Housing overcrowding in the Maldives is driven by unaffordability, but also by care needs. When older relatives have no accessible housing option nearby, families consolidate into one unit. Adult children feel obligated – and genuinely want – to care for aging parents, but the only way to do so is often to share already-cramped apartments. Our research found that this consolidation intensifies conflict, increases women's unpaid care burden, and reduces privacy and stability in marriages. Young couples trying to build their own family lives find themselves without space for intimacy or independence. Women in particular face impossible trade-offs: they are expected to be primary caregivers for elderly relatives while also raising children and often working, with no room of their own and no realistic choice about any of it. The stress this places on marriages is significant and measurable – not failures of family values or filial piety, but predictable outcomes of a housing system that forces families to choose between abandoning elderly parents to isolation or compressing multiple generations into spaces that cannot accommodate them.

The alternative of elderly living alone in scattered apartments is not a solution either. Many elderly in the Maldives currently live in units they can rarely leave – apartments up flights of stairs they cannot safely navigate, in buildings without reliable lifts, in neighbourhoods with no accessible walkways or amenities within reach. They become effectively shut-in, isolated not by choice but by the physical constraints of housing that was never designed for aging bodies. Social disconnection accelerates cognitive decline, worsens depression, and increases mortality risk. The elderly need to be integrated within communities, in regular contact with their families and with peers their age, with access to the outdoors and to social life – not confined to apartments they cannot escape.

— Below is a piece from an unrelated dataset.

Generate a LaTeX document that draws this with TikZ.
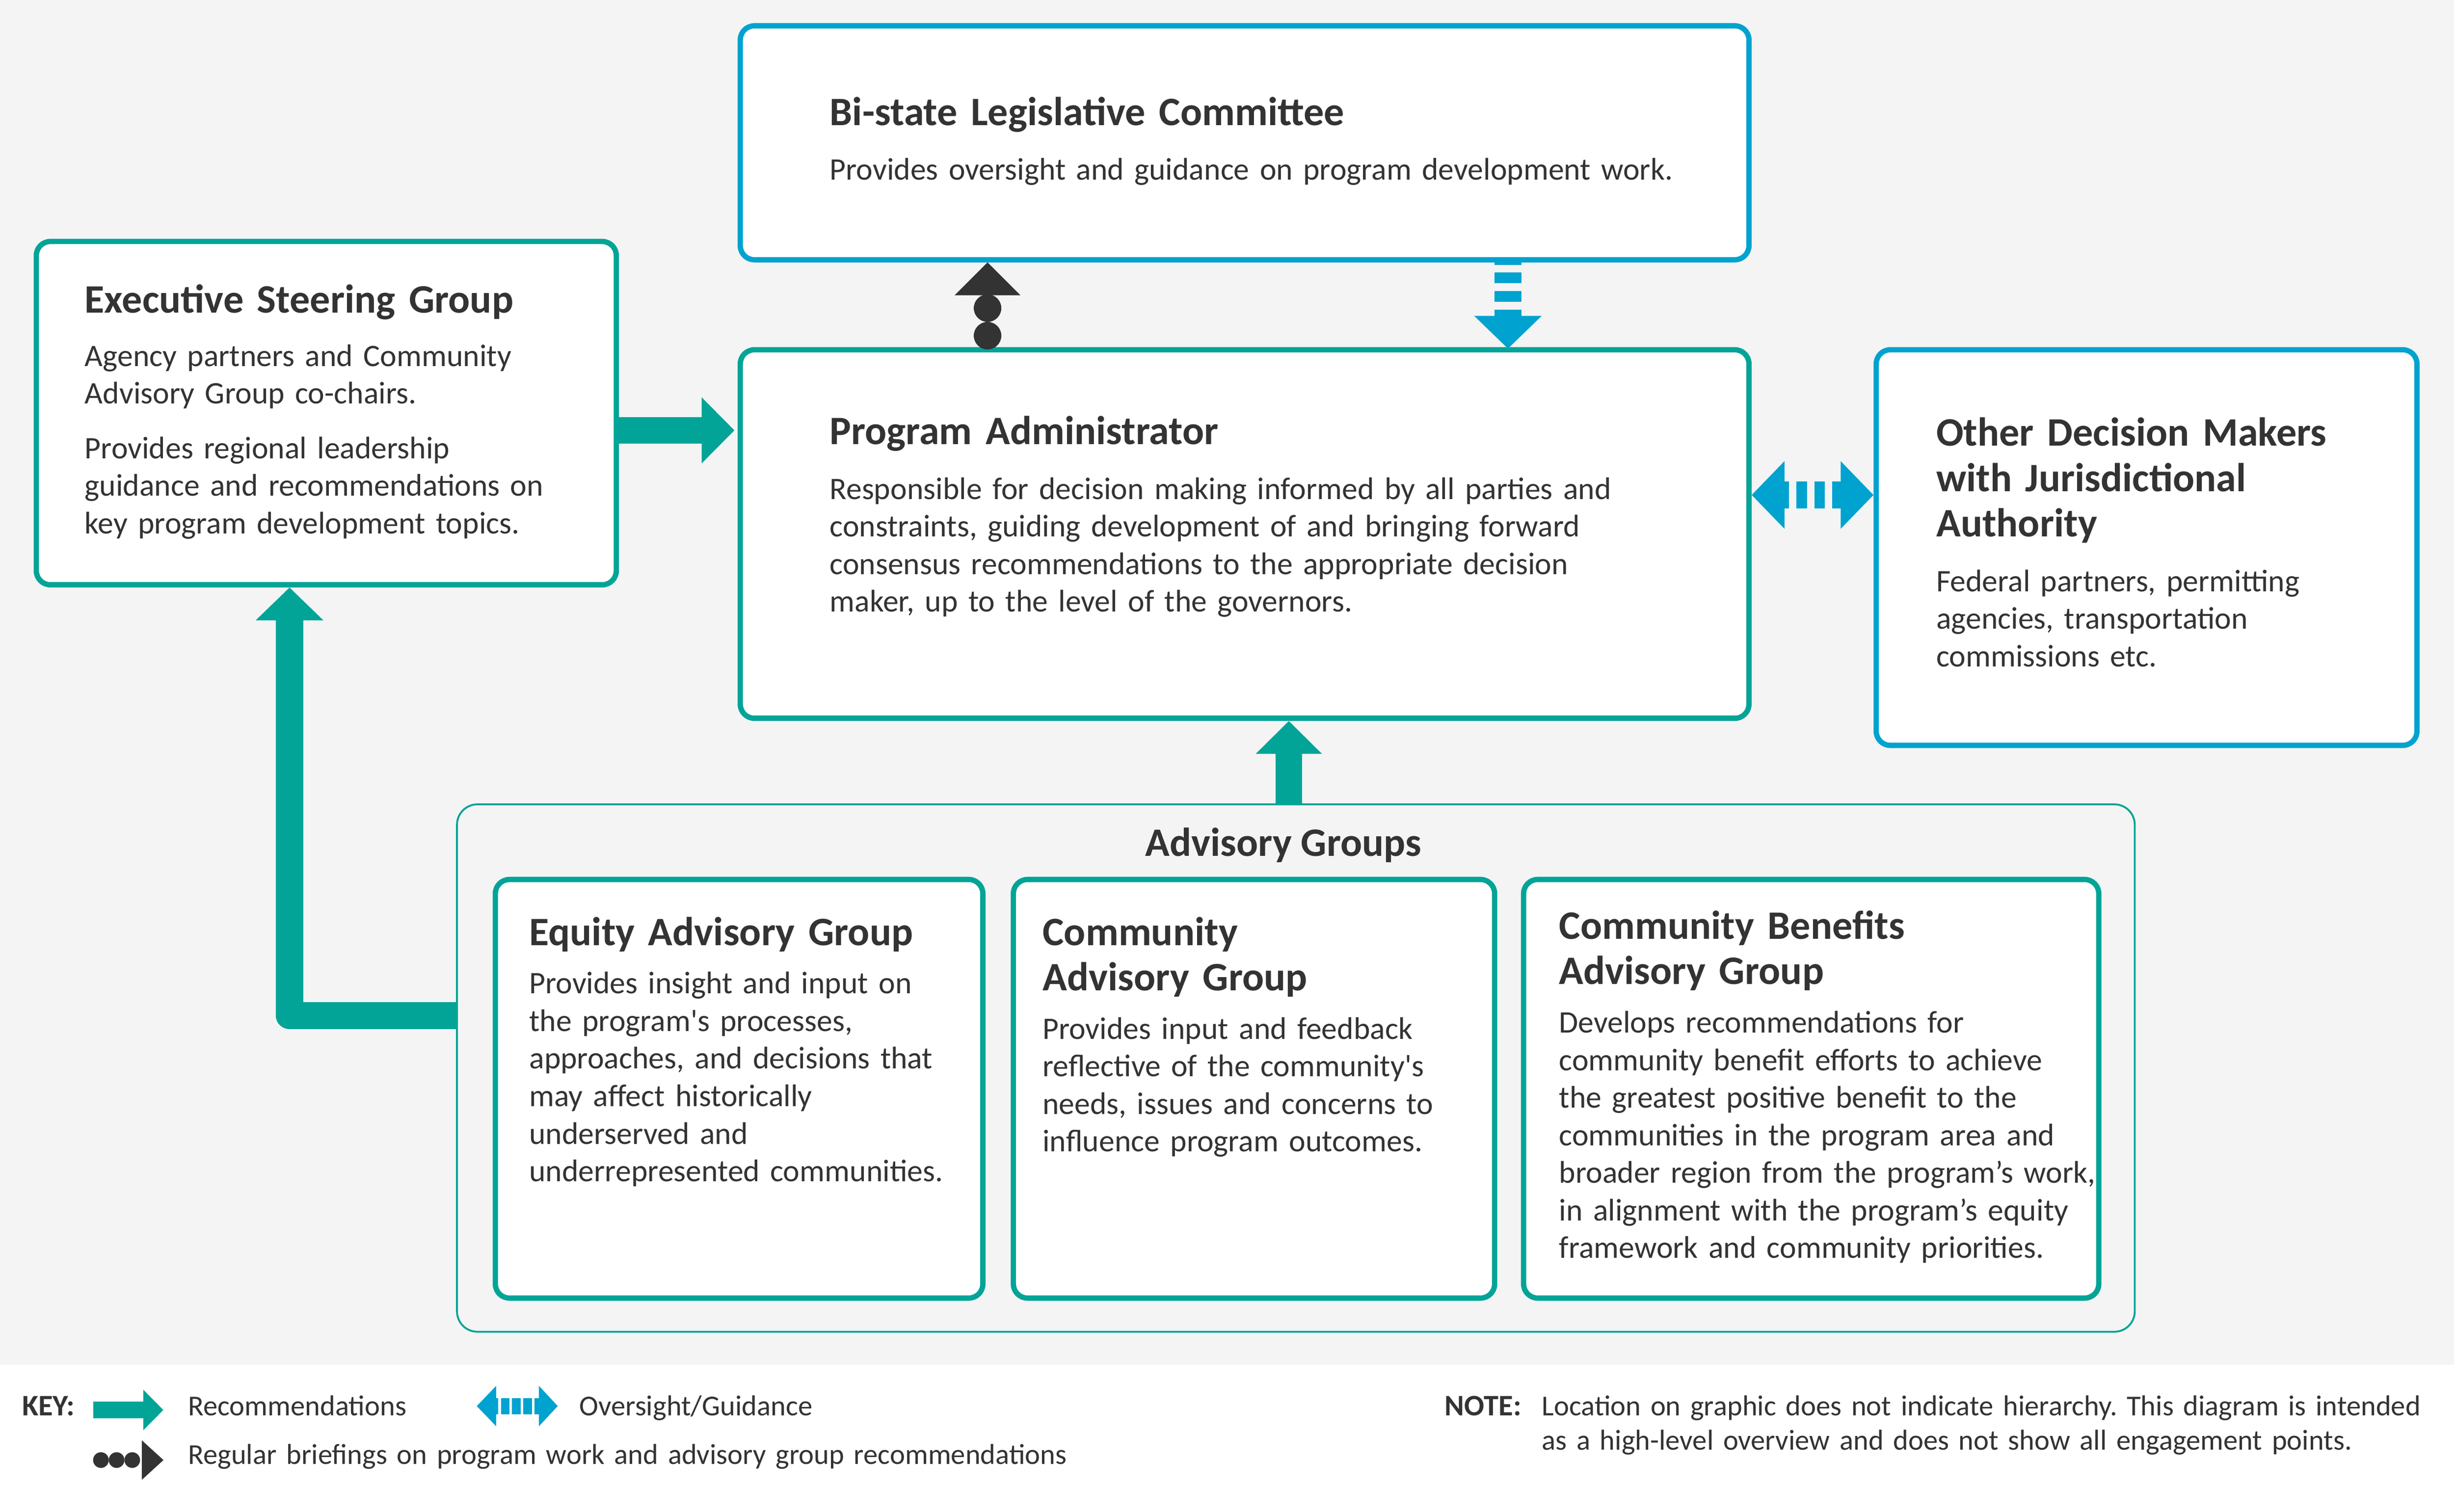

Proximity without co-residence

The proposal is to include a share of senior-friendly units within mixed housing developments – blocks designed specifically for older people to live safely and autonomously, with health supervision and caretaking services present, located close to family but not requiring co-residence in the same overcrowded apartment. As government promotes mass rollout of public housing options including mixed-income high-density models, a portion of units in these developments should be designated and designed for elderly residents. These would feature accessibility throughout: step-free access, reliable lifts, grab bars, appropriate bathroom and kitchen layouts, emergency call systems, and safe common areas. Beyond physical design, these blocks would include health monitoring services, regular check-ins, exercise programs and physiotherapy, and social programming that keeps residents connected to each other and to the wider community.

The key insight is that proximity without co-residence solves problems that neither separation nor consolidation can address. When senior-friendly blocks are located within the same developments as general housing, elderly parents can live a brief walk from their adult children's apartments. Families can still have dinner together regularly. Grandparents can see grandchildren. Adult children can check in daily and provide support. But everyone also has their own space. Young couples have the privacy and independence that healthy marriages require. Women have realistic choices about caregiving rather than being trapped by housing constraints – they can provide care and connection without it consuming their entire lives and homes. The elderly, for their part, gain autonomy rather than dependence: they live in units suited to their needs, with peers nearby, with professional health support available, with the ability to walk around their building and neighbourhood rather than being confined to a single apartment.

Benefits across generations

From a healthy aging perspective, this model allows elderly to age in place within communities, in regular proximity to peers their age as well as their own families and the wider community. They retain autonomy in units with accessibility features, reliable infrastructure, and safe layouts. Health monitoring and social programming keep older residents connected, and catch health issues early rather than waiting for crises. Regular exercise programs and physiotherapy help maintain mobility and independence for longer. Intergenerational contact – with family, with children in the development, with the broader community – provides the social engagement that research consistently links to better cognitive and physical health outcomes.

For younger families, the ability of couples to have privacy and independence in their living conditions while still seeing their elderly parents day-to-day reduces the pressures and stressors that our research identified as affecting marriages and driving conflict. The care relationship becomes sustainable rather than all-consuming. Women in particular gain options they currently lack: the ability to maintain close relationships with aging parents, to participate in their care, but also to have lives and homes and careers of their own. The goal is housing that allows those relationships to flourish without crushing everyone involved. Continued family connection across generations, with the physical infrastructure that makes such connection sustainable rather than a source of chronic stress and conflict.